井上1934年生于山形县小松町,幼丧父随母亲流落岩手、仙台等地。念中学时被天主教会收容,他后来写的《污迹》就是根据在教养院的经历写的,带有很强的自传性质。《污迹》的主人公生活在教养院,常被高年级学生欺负,他的妈妈在岩手县的港口摆摊卖吃食,把弟弟托付给一家面馆,因没按时间给老板寄伙食费,弟弟受到了虐待。他从弟弟寄来的明信片上黏附的污迹,知道了弟弟在吃苦受累。为了让弟弟摆脱苦海,他放弃进入全日制高中的机会,从院长那里拿来一万日元,坐上北行的慢车去见弟弟,在通向面馆的路上他看见弟弟红肿的小手伸进桶里,洗掉葱上的泥土。书信体小说集《十二人的书信》中的两篇《恶魔》和《人质》虽放在首尾,内容却紧密相连。
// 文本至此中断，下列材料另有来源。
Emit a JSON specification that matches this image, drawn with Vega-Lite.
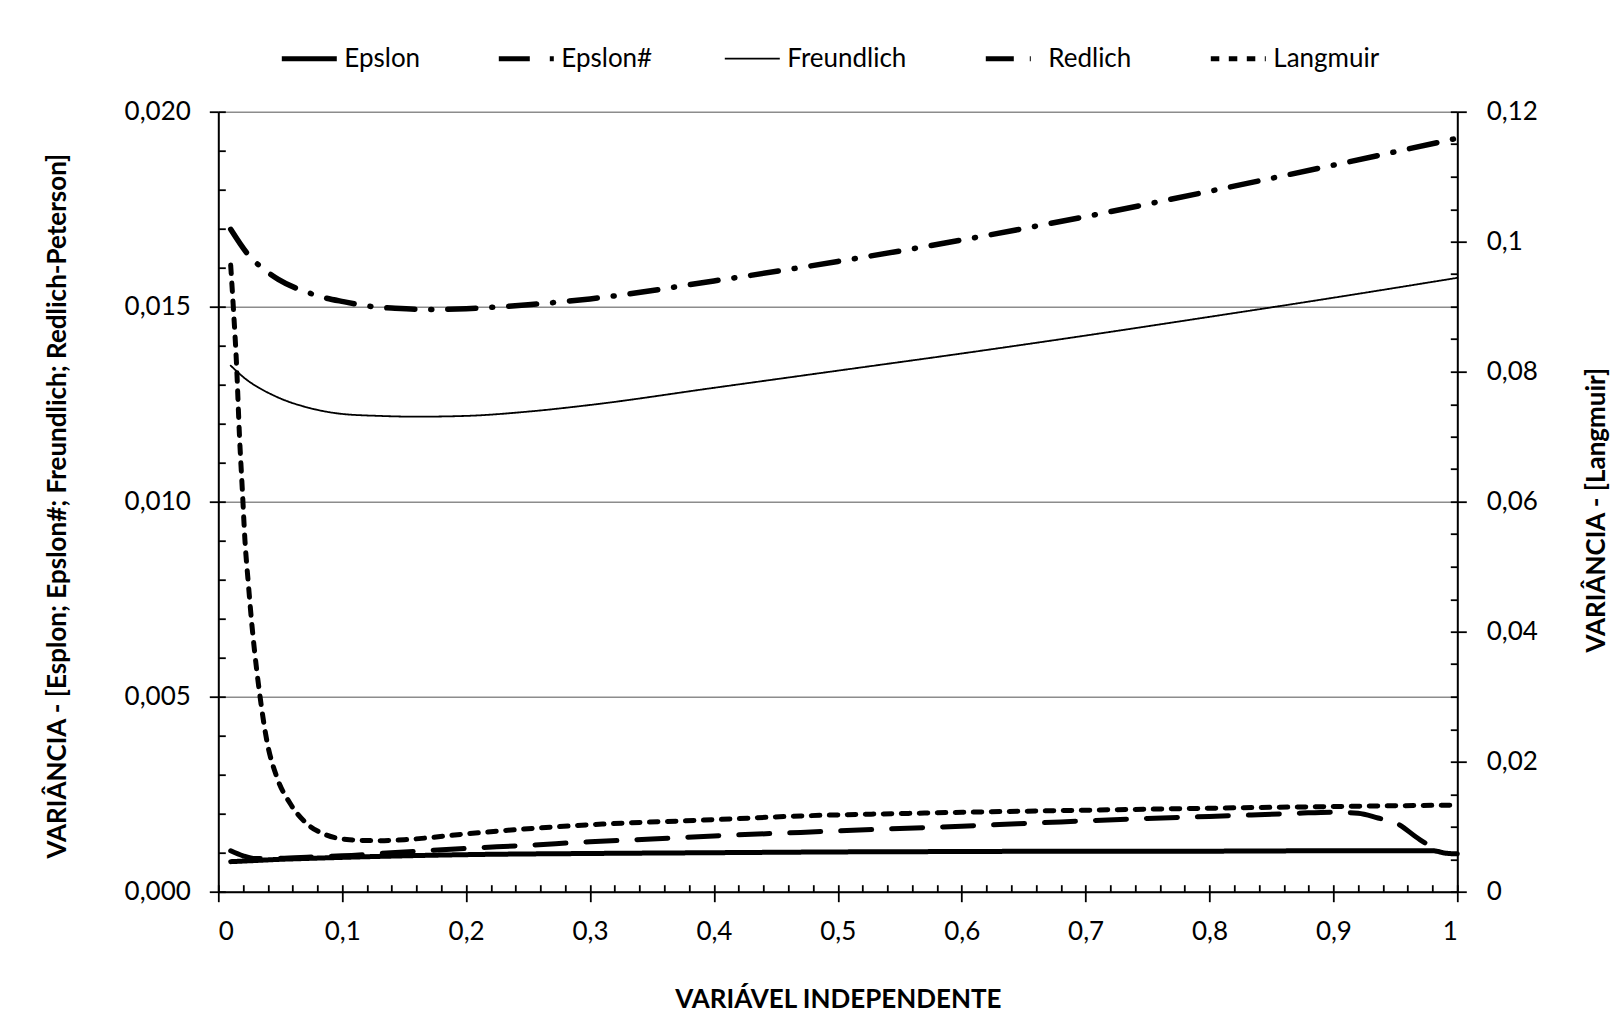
{
  "$schema": "https://vega.github.io/schema/vega-lite/v6.json",
  "width": 1239,
  "height": 780,
  "autosize": "none",
  "padding": {"left": 218.3, "top": 111.7, "right": 156.5, "bottom": 125.3},
  "background": "white",
  "config": {
    "font": "Lato",
    "view": {"stroke": null},
    "axis": {"labelFont": "Lato", "labelFontSize": 26, "labelColor": "black", "titleFont": "Lato", "titleFontSize": 26, "titleFontWeight": "bold", "titleColor": "black", "domainColor": "black", "domainWidth": 2, "tickColor": "black", "tickWidth": 1.8}
  },
  "data": {"values": [
    {"s": "Epslon", "x": 0.01, "v": 0.00077},
    {"s": "Epslon", "x": 0.03, "v": 0.0008},
    {"s": "Epslon", "x": 0.05, "v": 0.00083},
    {"s": "Epslon", "x": 0.075, "v": 0.000856},
    {"s": "Epslon", "x": 0.1, "v": 0.00088},
    {"s": "Epslon", "x": 0.15, "v": 0.00092},
    {"s": "Epslon", "x": 0.2, "v": 0.00095},
    {"s": "Epslon", "x": 0.3, "v": 0.00098},
    {"s": "Epslon", "x": 0.4, "v": 0.001},
    {"s": "Epslon", "x": 0.5, "v": 0.00102},
    {"s": "Epslon", "x": 0.6, "v": 0.00103},
    {"s": "Epslon", "x": 0.7, "v": 0.00104},
    {"s": "Epslon", "x": 0.8, "v": 0.00104},
    {"s": "Epslon", "x": 0.9, "v": 0.00105},
    {"s": "Epslon", "x": 0.95, "v": 0.00105},
    {"s": "Epslon", "x": 0.98, "v": 0.00105},
    {"s": "Epslon", "x": 0.99, "v": 0.00099},
    {"s": "Epslon", "x": 1.0, "v": 0.00097},
    {"s": "Epslon#", "x": 0.01, "v": 0.00105},
    {"s": "Epslon#", "x": 0.02, "v": 0.00092},
    {"s": "Epslon#", "x": 0.03, "v": 0.00085},
    {"s": "Epslon#", "x": 0.05, "v": 0.00086},
    {"s": "Epslon#", "x": 0.075, "v": 0.00089},
    {"s": "Epslon#", "x": 0.1, "v": 0.00092},
    {"s": "Epslon#", "x": 0.15, "v": 0.00102},
    {"s": "Epslon#", "x": 0.2, "v": 0.00111},
    {"s": "Epslon#", "x": 0.25, "v": 0.00119},
    {"s": "Epslon#", "x": 0.3, "v": 0.00128},
    {"s": "Epslon#", "x": 0.35, "v": 0.00135},
    {"s": "Epslon#", "x": 0.4, "v": 0.00143},
    {"s": "Epslon#", "x": 0.47, "v": 0.00152},
    {"s": "Epslon#", "x": 0.55, "v": 0.00162},
    {"s": "Epslon#", "x": 0.6, "v": 0.00168},
    {"s": "Epslon#", "x": 0.68, "v": 0.00179},
    {"s": "Epslon#", "x": 0.75, "v": 0.00188},
    {"s": "Epslon#", "x": 0.8, "v": 0.00193},
    {"s": "Epslon#", "x": 0.87, "v": 0.00201},
    {"s": "Epslon#", "x": 0.9, "v": 0.00204},
    {"s": "Epslon#", "x": 0.92, "v": 0.00201},
    {"s": "Epslon#", "x": 0.936, "v": 0.00189},
    {"s": "Epslon#", "x": 0.95, "v": 0.00177},
    {"s": "Epslon#", "x": 0.97, "v": 0.00133},
    {"s": "Epslon#", "x": 0.985, "v": 0.00105},
    {"s": "Freundlich", "x": 0.01, "v": 0.01349},
    {"s": "Freundlich", "x": 0.02, "v": 0.0132},
    {"s": "Freundlich", "x": 0.047, "v": 0.01269},
    {"s": "Freundlich", "x": 0.074, "v": 0.0124},
    {"s": "Freundlich", "x": 0.1, "v": 0.01225},
    {"s": "Freundlich", "x": 0.13, "v": 0.0122},
    {"s": "Freundlich", "x": 0.16, "v": 0.01218},
    {"s": "Freundlich", "x": 0.2, "v": 0.0122},
    {"s": "Freundlich", "x": 0.25, "v": 0.01231},
    {"s": "Freundlich", "x": 0.3, "v": 0.01248},
    {"s": "Freundlich", "x": 0.4, "v": 0.01292},
    {"s": "Freundlich", "x": 0.5, "v": 0.01336},
    {"s": "Freundlich", "x": 0.6, "v": 0.0138},
    {"s": "Freundlich", "x": 0.7, "v": 0.01426},
    {"s": "Freundlich", "x": 0.8, "v": 0.01474},
    {"s": "Freundlich", "x": 0.9, "v": 0.01523},
    {"s": "Freundlich", "x": 1.0, "v": 0.01574},
    {"s": "Redlich", "x": 0.01, "v": 0.016985},
    {"s": "Redlich", "x": 0.0256, "v": 0.01628},
    {"s": "Redlich", "x": 0.0363, "v": 0.01597},
    {"s": "Redlich", "x": 0.0484, "v": 0.0157},
    {"s": "Redlich", "x": 0.0726, "v": 0.01536},
    {"s": "Redlich", "x": 0.0869, "v": 0.01522},
    {"s": "Redlich", "x": 0.1009, "v": 0.01513},
    {"s": "Redlich", "x": 0.1278, "v": 0.01499},
    {"s": "Redlich", "x": 0.1426, "v": 0.01496},
    {"s": "Redlich", "x": 0.17, "v": 0.01493},
    {"s": "Redlich", "x": 0.2, "v": 0.01495},
    {"s": "Redlich", "x": 0.25, "v": 0.01505},
    {"s": "Redlich", "x": 0.3, "v": 0.0152},
    {"s": "Redlich", "x": 0.4, "v": 0.01566},
    {"s": "Redlich", "x": 0.5, "v": 0.01616},
    {"s": "Redlich", "x": 0.6, "v": 0.01671},
    {"s": "Redlich", "x": 0.7, "v": 0.01731},
    {"s": "Redlich", "x": 0.8, "v": 0.01796},
    {"s": "Redlich", "x": 0.9, "v": 0.01863},
    {"s": "Redlich", "x": 1.0, "v": 0.01932},
    {"s": "Langmuir", "x": 0.01, "v": 0.0964},
    {"s": "Langmuir", "x": 0.0121, "v": 0.09},
    {"s": "Langmuir", "x": 0.0148, "v": 0.0808},
    {"s": "Langmuir", "x": 0.017, "v": 0.0705},
    {"s": "Langmuir", "x": 0.0194, "v": 0.0618},
    {"s": "Langmuir", "x": 0.0215, "v": 0.0541},
    {"s": "Langmuir", "x": 0.0242, "v": 0.0475},
    {"s": "Langmuir", "x": 0.027, "v": 0.0413},
    {"s": "Langmuir", "x": 0.031, "v": 0.0341},
    {"s": "Langmuir", "x": 0.0337, "v": 0.03},
    {"s": "Langmuir", "x": 0.0391, "v": 0.0233},
    {"s": "Langmuir", "x": 0.0471, "v": 0.0177},
    {"s": "Langmuir", "x": 0.0579, "v": 0.0136},
    {"s": "Langmuir", "x": 0.0713, "v": 0.0105},
    {"s": "Langmuir", "x": 0.0875, "v": 0.0087},
    {"s": "Langmuir", "x": 0.106, "v": 0.008},
    {"s": "Langmuir", "x": 0.128, "v": 0.00785},
    {"s": "Langmuir", "x": 0.15, "v": 0.008},
    {"s": "Langmuir", "x": 0.2, "v": 0.0089},
    {"s": "Langmuir", "x": 0.23, "v": 0.0094},
    {"s": "Langmuir", "x": 0.31, "v": 0.0104},
    {"s": "Langmuir", "x": 0.39, "v": 0.011},
    {"s": "Langmuir", "x": 0.47, "v": 0.01165},
    {"s": "Langmuir", "x": 0.57, "v": 0.0121},
    {"s": "Langmuir", "x": 0.71, "v": 0.01257},
    {"s": "Langmuir", "x": 0.85, "v": 0.01298},
    {"s": "Langmuir", "x": 0.92, "v": 0.01315},
    {"s": "Langmuir", "x": 1.0, "v": 0.01333}
  ]},
  "resolve": {"scale": {"y": "independent"}, "axis": {"x": "independent", "y": "independent"}},
  "layer": [
    {
      "transform": [{"filter": "datum.s !== 'Langmuir'"}],
      "mark": {"type": "line", "interpolate": "monotone", "strokeCap": "round", "strokeJoin": "round"},
      "encoding": {
        "x": {"field": "x", "type": "quantitative", "scale": {"domain": [0, 1], "nice": false},
          "axis": {"values": [0, 0.1, 0.2, 0.3, 0.4, 0.5, 0.6, 0.7, 0.8, 0.9, 1], "labelExpr": "replace(format(datum.value, '.1~f'), '.', ',')", "tickSize": 10, "labelPadding": 17, "grid": false, "title": "VARIÁVEL INDEPENDENTE", "titleX": 619.5, "titleY": 108, "titleBaseline": "middle", "titleAlign": "center"}},
        "y": {"field": "v", "type": "quantitative", "scale": {"domain": [0, 0.02], "nice": false, "zero": true},
          "axis": {"orient": "left", "values": [0, 0.005, 0.01, 0.015, 0.02], "labelExpr": "replace(format(datum.value, '.3f'), '.', ',')", "tickSize": 9, "labelPadding": 19, "grid": true, "gridColor": "#8c8c8c", "gridWidth": 1.6, "title": "VARIÂNCIA - [Esplon; Epslon#; Freundlich; Redlich-Peterson]", "titleX": -161, "titleY": 394, "titleAngle": 270, "titleBaseline": "middle", "titleAlign": "center"}},
        "color": {"field": "s", "type": "nominal", "scale": {"domain": ["Epslon", "Epslon#", "Freundlich", "Redlich", "Langmuir"], "range": ["black", "black", "black", "black", "black"]},
          "legend": {"title": null, "orient": "none", "legendX": 61, "legendY": -83, "direction": "horizontal", "columns": 5, "columnPadding": 68, "symbolType": "stroke", "symbolSize": 3025, "labelFontSize": 26, "labelFont": "Lato", "labelColor": "black", "labelOffset": 5, "padding": 0, "symbolStrokeColor": "black",
            "encode": {"symbols": {"update": {"strokeWidth": {"signal": "(datum.value === 'Freundlich' ? 1.8 : 5)"}}}}}},
        "strokeDash": {"field": "s", "type": "nominal", "scale": {"domain": ["Epslon", "Epslon#", "Freundlich", "Redlich", "Langmuir"], "range": [[1, 0], [31, 20], [1, 0], [28, 16, 1, 16], [8.5, 9.5]]},
          "legend": {"title": null, "orient": "none", "legendX": 61, "legendY": -83, "direction": "horizontal", "columns": 5, "columnPadding": 68, "symbolType": "stroke", "symbolSize": 3025, "labelFontSize": 26, "labelFont": "Lato", "labelColor": "black", "labelOffset": 5, "padding": 0, "symbolStrokeColor": "black",
            "encode": {"symbols": {"update": {"strokeWidth": {"signal": "(datum.value === 'Freundlich' ? 1.8 : 5)"}}}}}},
        "strokeWidth": {"condition": [{"test": "datum.s === 'Freundlich'", "value": 1.8}, {"test": "datum.s === 'Redlich'", "value": 5.5}], "value": 5}
      }
    },
    {
      "transform": [{"filter": "datum.s === 'Epslon'"}],
      "mark": {"type": "line", "opacity": 0},
      "encoding": {
        "x": {"field": "x", "type": "quantitative", "scale": {"domain": [0, 1], "nice": false},
          "axis": {"orient": "bottom", "values": [0, 0.02, 0.04, 0.06, 0.08, 0.1, 0.12, 0.14, 0.16, 0.18, 0.2, 0.22, 0.24, 0.26, 0.28, 0.3, 0.32, 0.34, 0.36, 0.38, 0.4, 0.42, 0.44, 0.46, 0.48, 0.5, 0.52, 0.54, 0.56, 0.58, 0.6, 0.62, 0.64, 0.66, 0.68, 0.7, 0.72, 0.74, 0.76, 0.78, 0.8, 0.82, 0.84, 0.86, 0.88, 0.9, 0.92, 0.94, 0.96, 0.98, 1], "tickSize": -7, "labels": false, "domain": false, "grid": false, "title": null}},
        "y": {"field": "v", "type": "quantitative", "scale": {"domain": [0, 0.02], "nice": false},
          "axis": {"orient": "left", "values": [0, 0.001, 0.002, 0.003, 0.004, 0.005, 0.006, 0.007, 0.008, 0.009, 0.01, 0.011, 0.012, 0.013, 0.014, 0.015, 0.016, 0.017, 0.018, 0.019, 0.02], "tickSize": -7, "labels": false, "domain": false, "grid": false, "title": null}}
      }
    },
    {
      "transform": [{"filter": "datum.s === 'Langmuir'"}],
      "mark": {"type": "line", "interpolate": "monotone", "strokeCap": "round", "strokeJoin": "round", "strokeWidth": 5},
      "encoding": {
        "x": {"field": "x", "type": "quantitative", "scale": {"domain": [0, 1], "nice": false}, "axis": null},
        "y": {"field": "v", "type": "quantitative", "scale": {"domain": [0, 0.12], "nice": false},
          "axis": {"orient": "right", "values": [0, 0.02, 0.04, 0.06, 0.08, 0.1, 0.12], "labelExpr": "replace(format(datum.value, '.2~f'), '.', ',')", "tickSize": 9, "labelPadding": 20, "grid": false, "title": "VARIÂNCIA - [Langmuir]", "titleX": 139, "titleY": 398, "titleAngle": 270, "titleBaseline": "middle", "titleAlign": "center"}},
        "color": {"field": "s", "type": "nominal"},
        "strokeDash": {"field": "s", "type": "nominal"}
      }
    },
    {
      "transform": [{"filter": "datum.s === 'Langmuir'"}],
      "mark": {"type": "line", "opacity": 0},
      "encoding": {
        "x": {"field": "x", "type": "quantitative", "scale": {"domain": [0, 1], "nice": false}, "axis": null},
        "y": {"field": "v", "type": "quantitative", "scale": {"domain": [0, 0.12], "nice": false},
          "axis": {"orient": "right", "values": [0, 0.005, 0.01, 0.015, 0.02, 0.025, 0.03, 0.035, 0.04, 0.045, 0.05, 0.055, 0.06, 0.065, 0.07, 0.075, 0.08, 0.085, 0.09, 0.095, 0.1, 0.105, 0.11, 0.115, 0.12], "tickSize": -7, "labels": false, "domain": false, "grid": false, "title": null}}
      }
    }
  ]
}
《恶魔》全文由柏木幸子的书信构成。大意是:幸子在东京打工爱上了社长,后来她去社长家看到他殷勤的样子,那男人还说:“男人即使不喜欢女人,至少哪怕几十个女人也能玩。那个小娘们,只不过是‘几十人中的一个”。听到这些她知道自己被愚弄了,正在她愤懑时,社长女儿缠着要和她玩,她狠狠瞪着小孩.恼怒之下把那孩子给掐死了。《人质》接着上文,写幸子的弟弟为了让姐姐再见一次社长,有计划地绑架了一帮人质,他对人质很礼貌,后来他却诱使社长跳楼自杀了。这两篇小说反映了日本社会中虚伪狡诈,也客观描述了青年一代的反抗和报复心理。《牢友》是我很喜欢的一篇,作品取材于日本日臻开化的社会,民众无法摆脱等级的束缚。主人公被莫名其妙地抓到监狱,后来他才明白是被安排卧底,并许诺任务完成后给他加薪升职。由于双方都是“管家的儿子;自然亲近了许多,后来原田(被侦察对象)将自己如何杀死高利贷寡妇的事全盘告诉他,起初他不愿意说,经威逼他出卖了原田。小说写出了人性的倾轧和国家权力的重压。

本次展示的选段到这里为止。